The two judgments reveal a different approach to impossibility, which can be illustrated if we look at how each approach would affect the evidence given that it was Cardinal Pell’s usual practice of Cardinal to greet parishioners after Mass on the steps of the Cathedral.

The majority judges said that because the defence set the high bar of “impossibility,” it was only necessary for the jury to determine that it was “not impossible” for the offending to have occurred in the way the complainant described to not necessarily have “reasonable doubt.”

In this example, the judges said, prosecution only needed to show that it was “not impossible” that the Cardinal did not remain on the steps after Mass and instead returned to the sacristy.

The three justices of the Victorian Court of Appeal who ruled on Cardinal Pell’s appeal against his conviction.

The majority judges commented that if, instead of arguing that it was “impossible” for the Cardinal to have been offending in the sacristy because his usual practice was to be on the steps, the defence argued that there was a “reasonable possibility” the Cardinal stayed on the steps after Mass, the situation may have been different.

In that case, the prosecution would have had to prove that there was no reasonable possibility that the Cardinal was on the steps at the time the offending was alleged to have occurred.

If the prosecution failed to prove this, then reasonable doubt would have to exist, and the Cardinal would have to be acquitted. But because the defence argued it was impossible, the prosecution only had to convince the jury that it was “possible” the Cardinal was not on the steps to leave it open to the jury to find him guilty.

“It was possible Cardinal Pell was not on the steps” is obviously a much lower bar to clear than “there was no reasonable possibility he was on the steps.”

The dissenting judge, Justice Weinberg, looked at it differently. He said that by using the term “impossible,” the defence set itself a hurdle that it never actually had to overcome, and that it was clear that the defence meant that the offending was “realistically not possible.” And he formulated his opinion on that basis.

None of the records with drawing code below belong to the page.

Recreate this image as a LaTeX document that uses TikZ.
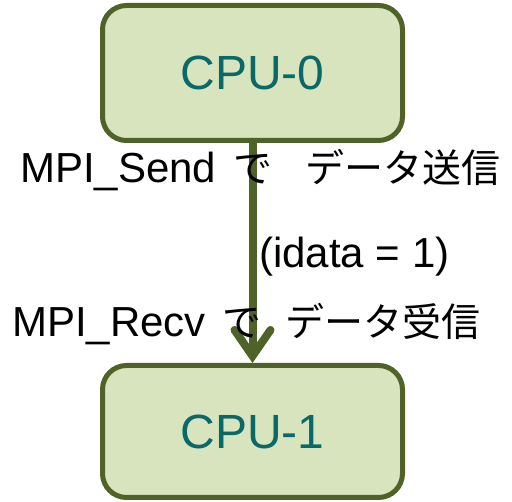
\documentclass[tikz,border=0pt]{standalone}
\usepackage{fontspec}
\setmainfont{Liberation Sans}
\newfontfamily\jp{Noto Sans CJK JP}
\usetikzlibrary{arrows.meta}
\definecolor{boxfill}{HTML}{D7E4BD}
\definecolor{boxline}{HTML}{4F6228}
\definecolor{cputext}{HTML}{0A6868}
\newcommand{\jptext}[1]{{\jp\fontsize{39}{47}\selectfont #1}}
\tikzset{
  cpubox/.style={draw=boxline, fill=boxfill, line width=5pt, rounded corners=24pt,
    minimum width=300pt, minimum height=135pt, inner sep=0pt,
    text=cputext, font=\fontsize{48}{56}\selectfont},
  lbl/.style={inner sep=0pt, anchor=base west, font=\fontsize{42}{50}\selectfont},
  msgarrow/.style={draw=boxline, line width=8pt,
    -{Straight Barb[length=26pt,width=36pt,line cap=round]}}
}
\begin{document}
\begin{tikzpicture}[x=1pt,y=-1pt]
\useasboundingbox (0,0) rectangle (512,502);
\node[cpubox] (cpu0) at (252.5,73) {CPU-0};
\node[cpubox, minimum height=132pt] (cpu1) at (252.5,431.5) {CPU-1};
\draw[msgarrow] (cpu0.south) -- (cpu1.north);
\node[lbl] (send) at (20,183) {MPI\_Send\hspace{6pt} \jptext{で\hspace{33pt}データ送信}};
\node[lbl] (idata) at (259,268) {(idata = 1)};
\node[lbl] (recv) at (12,337) {MPI\_Recv\hspace{5pt} \jptext{で\hspace{24pt}データ受信}};
\end{tikzpicture}
\end{document}
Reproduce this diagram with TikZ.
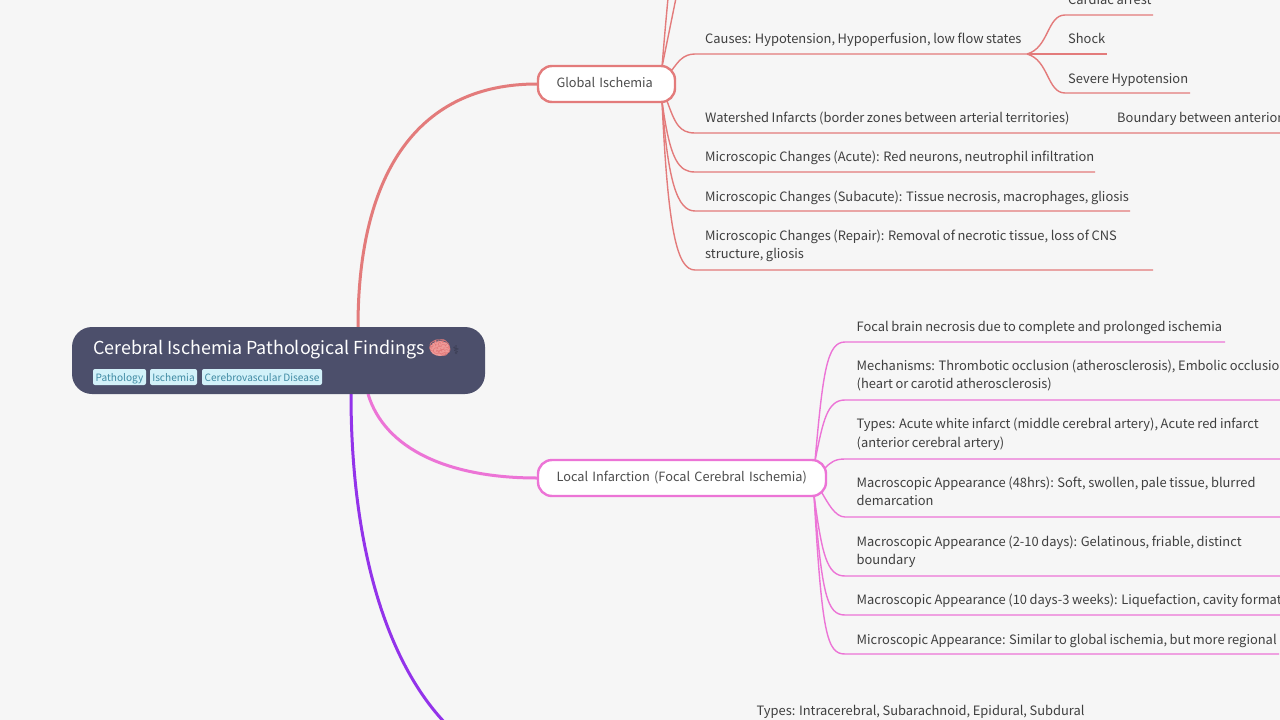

The second difference between the judgments is how the majority and minority looked at the other obstacles presented by the defence that challenged the complainant’s version of events.

These included that:

  • Cardinal Pell was routinely accompanied by Monsignor Charles Portelli, after every Mass;
  • the sacristy was usually a hive of activity after Sunday Mass;
  • the offences as described could not have been committed given the nature of the Archbishop’s vestments;
  • the two choir boys would have had to leave the procession and rejoin the choir sometime later without being noticed by anyone.

Through their “impossibility” lens, the majority judges looked at these and other barriers to the complainant’s version of events one-by-one, and determined that if it could be shown that each was “not impossible,” then it was open to the jury to find the Cardinal guilty.

Justice Weinberg, on the other hand, took a “whole of evidence” approach. He noted that in order for the Cardinal to have committed the crimes for which he was convicted, all of these unlikely events would have to occurred on the same day, and in the space of just a few minutes.

“The chances of ‘all the planets aligning’, in that way, would at the very least be doubtful,” he said and concluded that there was a “significant possibility” the Cardinal did not commit the offences and so was wrongfully convicted.

Looking at the same evidence, and as guardians of the same legal system, the judges took completely different approaches to the evidence, which resulted in very different outcomes.

For this reason, I hope an appeal is heard by the High Court. Not only for this case, but so that in future cases, there is a little more clarity about the role of an appeals court.